A. Because they remind us about what’s possible. Life gets busy. There’s a lot to do every single day. We have a lot of pieces of information coming at us. We have a lot of people coming at us. And their ability to focus and to hone in on what they really want, the specificity of that medal winning performance; we start to think, hard work and perseverance really works! I wonder where I can do that? We’re human beings and one of the most baseline questions that we ask all the time is, what about me? So, when we see people performing we either say, well I could never do that, and we feel bad about ourselves. Or we think, wow! I wonder if I just made some different choices what I would be capable of doing? It taps into possibility.
Q. My next question was going to be how can we all be as inspiring as Olympic athletes? I guess the answer would be to recognize that we have that ability within ourselves.
A. Right, and to broaden our perspective. To put our best foot forward in whatever living a gold medal life means to us. So many of us get caught up in benchmarking ourselves against others but what we need to remember is that we are all unique and my gold medal life is going to be different from your gold medal life. The most profound responsibility that we have is to honour our definition of what a gold medal life means to us. That’s our value system. So, who am I? What do I stand for? What drives me? And, in the day-to-day, honour those decisions. Those small decisions culminate in each of us having the ability to have a gold medal life, and a gold medal moment.
Q. What was the response to the training?
A. Each person responds differently. But I think for the athletes in particular it was the idea that it’s much bigger than that podium moment. We all remember Alex Bilodeau and the skiing and that incredible moment with his brother. One of the things that defined a gold medal life for him was how he treated his brother. The respect, love and honour that he showed his brother, that was just as inspirational for the country as how he performed on the ski hill.
Q. You were training the athletes but did you learn anything from them in the process?

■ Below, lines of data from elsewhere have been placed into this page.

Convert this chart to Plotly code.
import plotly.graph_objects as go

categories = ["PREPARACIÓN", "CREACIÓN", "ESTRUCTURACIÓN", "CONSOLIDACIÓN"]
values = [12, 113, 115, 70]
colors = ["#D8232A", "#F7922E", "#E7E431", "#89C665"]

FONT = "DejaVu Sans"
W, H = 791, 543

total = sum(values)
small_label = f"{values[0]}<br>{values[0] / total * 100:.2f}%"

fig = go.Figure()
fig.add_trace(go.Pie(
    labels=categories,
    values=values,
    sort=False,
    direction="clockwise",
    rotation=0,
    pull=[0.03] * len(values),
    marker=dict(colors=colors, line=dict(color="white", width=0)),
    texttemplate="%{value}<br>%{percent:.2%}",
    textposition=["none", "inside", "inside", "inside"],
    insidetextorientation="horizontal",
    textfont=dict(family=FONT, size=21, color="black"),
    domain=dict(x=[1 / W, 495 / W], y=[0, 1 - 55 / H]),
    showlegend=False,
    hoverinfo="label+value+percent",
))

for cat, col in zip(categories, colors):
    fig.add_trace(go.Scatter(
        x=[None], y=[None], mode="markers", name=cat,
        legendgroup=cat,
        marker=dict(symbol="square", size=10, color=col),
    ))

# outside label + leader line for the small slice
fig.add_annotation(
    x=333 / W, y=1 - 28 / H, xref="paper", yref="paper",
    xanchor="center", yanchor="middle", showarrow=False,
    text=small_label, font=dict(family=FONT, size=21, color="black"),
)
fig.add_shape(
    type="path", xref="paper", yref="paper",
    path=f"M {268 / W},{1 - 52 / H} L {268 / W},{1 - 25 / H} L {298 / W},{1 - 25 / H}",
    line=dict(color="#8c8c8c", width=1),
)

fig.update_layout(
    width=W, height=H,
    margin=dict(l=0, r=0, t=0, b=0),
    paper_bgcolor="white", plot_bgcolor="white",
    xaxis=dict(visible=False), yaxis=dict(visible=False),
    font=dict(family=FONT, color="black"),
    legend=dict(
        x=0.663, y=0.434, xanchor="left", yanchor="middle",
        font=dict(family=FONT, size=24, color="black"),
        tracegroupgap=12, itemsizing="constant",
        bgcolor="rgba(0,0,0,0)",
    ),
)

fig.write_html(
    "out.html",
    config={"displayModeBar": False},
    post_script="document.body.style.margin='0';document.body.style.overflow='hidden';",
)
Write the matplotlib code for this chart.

A. It intensified my belief and understanding of what having a very specific and focused idea of success can do. The more focus you bring to your idea of success, the more powerful it is. For our athletes, it’s very defined. They think about what it’s going to be like to stand on that podium. What it’s going to be like to hear our national anthem. What it’s going to be like to wave to all of the Canadian flags in the crowd. What it’s going to be like to talk to their family about how they are the best in the world. Their relentless focus in all aspects of their life really drove home the power of having a vision and living that vision every day. And what was incredible about these athletes, in conjunction with their coaches because their support network really allows them to be who they are, they create this vision of what they want to do and then they surround themselves with people who enable them to do that. I think that’s important. We need teams to help us be successful. If we want to be spectacular we need to create a team that supports that vision. We don't do it alone.